Islam sebagai agama yang bermuatan nilai-nilai spiritual yang
tinggi, mampu menyelesaikan masalah-masalah psikologis manusia. Dimensi Islam
seperti iman, ibadah, dan tasawuf, memiliki metodologi yang sistematik bagi
terwujudnya kesehatan mental. Apabila aspek-aspek yang terkandung dalam Islam
dapat membantu mewujudkan kesehatan mental maka ajaran Islam itu merupakan
langkah awal yang dapat membentuk sistematika dan metodologi kesehatan mental.
Kesehatan mental Islam adalah upaya Islamisasi sains (Islamization
of knowledge). Metodologi yang digunakan dalam menganalisis persoalan dapat
dilakukan melalui pencerahan, aplikasi, dan implementasi nilai-nilai yang
terdapat dalam Al-Qur’an dan As-Sunnah.
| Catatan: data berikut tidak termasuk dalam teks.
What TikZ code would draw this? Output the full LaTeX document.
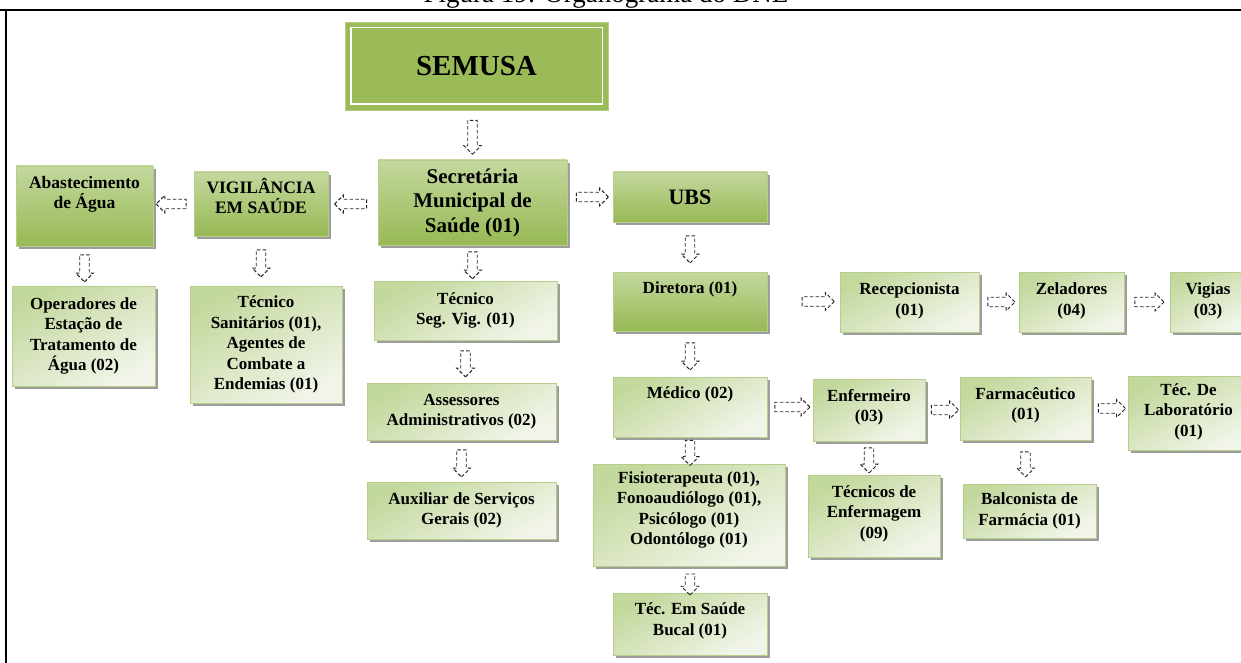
\documentclass[tikz,border=0pt]{standalone}
\usepackage{fontspec}
\setmainfont{Liberation Serif}
\usetikzlibrary{shapes.arrows,shadows}
\definecolor{semgreen}{HTML}{9BBB59}
\definecolor{darktop}{HTML}{C4D89E}
\definecolor{darkbot}{HTML}{97B954}
\definecolor{lighttop}{HTML}{C3D89D}
\definecolor{lightbot}{HTML}{F1F5E9}
\definecolor{boxline}{HTML}{B7CE8B}
\begin{document}
\begin{tikzpicture}[x=1pt,y=-1pt,
  orgbox/.style={rectangle, draw=boxline, line width=.6pt, align=center, inner sep=2pt,
    font=\bfseries\fontsize{17}{20.5}\selectfont,
    drop shadow={shadow xshift=3pt, shadow yshift=-3pt, fill=black!55, opacity=.7}},
  dkbox/.style={orgbox, top color=darktop, bottom color=darkbot},
  ltbox/.style={orgbox, top color=lighttop, bottom color=lightbot, shading angle=30},
  wh/.style 2 args={minimum width=#1pt, minimum height=#2pt},
  txtup/.style={text depth=#1pt},
  darrow/.style={single arrow, draw=black!85, dash pattern=on 3.5pt off 2.2pt, line width=.9pt,
    inner xsep=0pt, inner ysep=4.3pt, single arrow head extend=4pt, minimum height=#1pt,
    sloped, allow upside down}]
% Organograma SEMUSA
\useasboundingbox (0,0) rectangle (1241,663);
\node[anchor=base, font=\fontsize{27}{30}\selectfont] (cap) at (606,3) {Figura 19: Organograma do DNE};
\draw[line width=2pt] (0,10) -- (1241,10);
\draw[line width=2pt] (5.5,10) -- (5.5,663);

\node[rectangle, fill=semgreen, draw=boxline, wh={263}{88},
  font=\bfseries\fontsize{29}{33}\selectfont] (semusa) at (476.5,66) {SEMUSA};
\draw[white, line width=1.4pt] ([xshift=6pt,yshift=-6pt]semusa.north west)
  rectangle ([xshift=-6pt,yshift=6pt]semusa.south east);

\node[dkbox, wh={189}{85}, font=\bfseries\fontsize{21}{24.5}\selectfont] (sec) at (472.5,202.5)
  {Secretária\\Municipal de\\Saúde (01)};
\node[dkbox, wh={154}{50}, font=\bfseries\fontsize{22}{25}\selectfont] (ubs) at (690,197) {UBS};
\node[dkbox, wh={134}{64}, txtup=16, font=\bfseries\fontsize{17.5}{19.5}\selectfont] (vig) at (261,204)
  {VIGILÂNCIA\\EM SAÚDE};
\node[dkbox, wh={137}{80}, txtup=27, font=\bfseries\fontsize{17.5}{20}\selectfont] (aba) at (84.5,206)
  {Abastecimento\\de Água};
\node[dkbox, wh={154}{59}, txtup=27] (dir) at (690,301.5) {Diretora (01)};

\node[ltbox, wh={143}{100}] (ope) at (83.5,336) {Operadores de\\Estação de\\Tratamento de\\Água (02)};
\node[ltbox, wh={152}{117}] (tsan) at (266,344.5)
  {Técnico\\Sanitários (01),\\Agentes de\\Combate a\\Endemias (01)};
\node[ltbox, wh={183}{59}] (tseg) at (465.5,310.5) {Técnico\\Seg. Vig. (01)};
\node[ltbox, wh={189}{57}] (ass) at (461.5,411.5) {Assessores\\Administrativos (02)};
\node[ltbox, wh={189}{57}] (aux) at (461.5,510.5) {Auxiliar de Serviços\\Gerais (02)};
\node[ltbox, wh={154}{60}, txtup=28] (med) at (690,407) {Médico (02)};
\node[ltbox, wh={192}{102}, txtup=14] (fis) at (689,515)
  {Fisioterapeuta (01),\\Fonoaudiólogo (01),\\Psicólogo (01)\\Odontólogo (01)};
\node[ltbox, wh={154}{62}, txtup=10] (buc) at (690,624) {Téc. Em Saúde\\Bucal (01)};
\node[ltbox, wh={139}{60}, txtup=6] (rec) at (909.5,302) {Recepcionista\\(01)};
\node[ltbox, wh={105}{60}, txtup=6] (zel) at (1071.5,302) {Zeladores\\(04)};
\node[ltbox, wh={76}{60}, txtup=6] (vgs) at (1208,302) {Vigias\\(03)};
\node[ltbox, wh={112}{62}, txtup=9] (enf) at (869,410) {Enfermeiro\\(03)};
\node[ltbox, wh={131}{63}, txtup=10] (far) at (1025.5,408.5) {Farmacêutico\\(01)};
\node[ltbox, wh={121}{74}, txtup=6] (lab) at (1188.5,413) {Téc. De\\Laboratório\\(01)};
\node[ltbox, wh={132}{82}, txtup=8] (tenf) at (874,516) {Técnicos de\\Enfermagem\\(09)};
\node[ltbox, wh={133}{54}] (bal) at (1029.5,511) {Balconista de\\Farmácia (01)};

\path (sec.north |- semusa.south) -- (sec.north) node[darrow=34, pos=.5] {};
\path (sec.west |- vig) -- (vig.east) node[darrow=32, pos=.5] {};
\path (vig.west) -- (aba.east |- vig.west) node[darrow=30, pos=.5] {};
\path (sec.east |- ubs) -- (ubs.west) node[darrow=32, pos=.5] {};
\path (aba.south) -- (aba.south |- ope.north) node[darrow=27, pos=.5] {};
\path (vig.south) -- (vig.south |- tsan.north) node[darrow=27, pos=.5] {};
\path (sec.south) -- (sec.south |- tseg.north) node[darrow=27, pos=.5] {};
\path (tseg.south) -- (tseg.south |- ass.north) node[darrow=26, pos=.5] {};
\path (ass.south) -- (ass.south |- aux.north) node[darrow=27, pos=.5] {};
\path (ubs.south) -- (dir.north) node[darrow=27, pos=.5] {};
\path (dir.south) -- (med.north) node[darrow=27, pos=.5] {};
\path (med.south) -- (med.south |- fis.north) node[darrow=25, pos=.5] {};
\path (buc.north |- fis.south) -- (buc.north) node[darrow=21, pos=.6] {};
\path (dir.east) -- (dir.east -| rec.west) node[darrow=32, pos=.67] {};
\path (rec.east) -- (rec.east -| zel.west) node[darrow=27, pos=.5] {};
\path (zel.east) -- (zel.east -| vgs.west) node[darrow=29, pos=.5] {};
\path (med.east) -- (med.east -| enf.west) node[darrow=35, pos=.5] {};
\path (enf.east) -- (enf.east -| far.west) node[darrow=27, pos=.5] {};
\path (far.east) -- (far.east -| lab.west) node[darrow=27, pos=.5] {};
\path (enf.south) -- (enf.south |- tenf.north) node[darrow=25, pos=.5] {};
\path (far.south) -- (far.south |- bal.north) node[darrow=25, pos=.5] {};
\end{tikzpicture}
\end{document}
Kesehatan mental Islam dengan penguatan
iman adalah sebuah metodologi yang berimplementasi pada ketenangan, ketentraman,
keselarasan, dan kesehatan mental.
Islam adalah agama Allah; agama wahu yang diturunkan kepada
Muhammad saw, ajarannya rasional serta dapat membantu umat manusia dalam
mencapai kesejahteraan, kedamaian, dan kebahagiaan hidup. Islam memotivasi
penganutnya menuju Allah SWT dalam menciptakan hubungan baik antara sesama
manusia, dan tidak mengganggu dan menganiaya hewan dan tumbuh-tumbuhan. Islam
yang mengandung pelbagi dimensi aturan, sistem, dan undang-undang yang
dipersiapkan bagi kemaslahatan umat manusia, memberikan solusi atas
persoalan-persoalan kemanusiaan sehingga mampu membentuk komunitas muttaqin
yang teguh. Nilai-nilai keimanan adalah motivasi-inovatif yang dapat membentuk
terapi agama Islam (klinikal Islam). Doktrin iman yang aplikatif adalah
metodologi preventif, kuratif, konstruktif, dan rehabilitatif, dapat
menumbuhkembangkan kepribadian dan kesehatan mental. Penawaran iman secara
aplikatif akan melahirkan arketipe (pola) kesadaran bahwa manusia selalu
diawasi Allah SWT.
Kesehatan Mental Islam merupakan kekuatan emosional-psikologis yang
mengkaji manusia selaku subjek pengamal agama; dari dimensi ritual (ibadah), credoism
(iman), dan norma (akhlak) yang berlaku dalam suatu komunitas. Jika esensi
iman merupakan sebuah proses perkembangan jiwa yang berimplementasi pada
pertumbuhan, pembinaan, dan pengembangan nilai psikologis, niscaya manusia mendapatkan
kesehatan mental. Namun sebaliknya, apabila manusia itu hidup sebagai manusia
tanpa dirinya dan tidak menjadikan iman terpatri maka ia hidup sebagai makhluk asfala
safilin (makhluk yang tidak bermoral).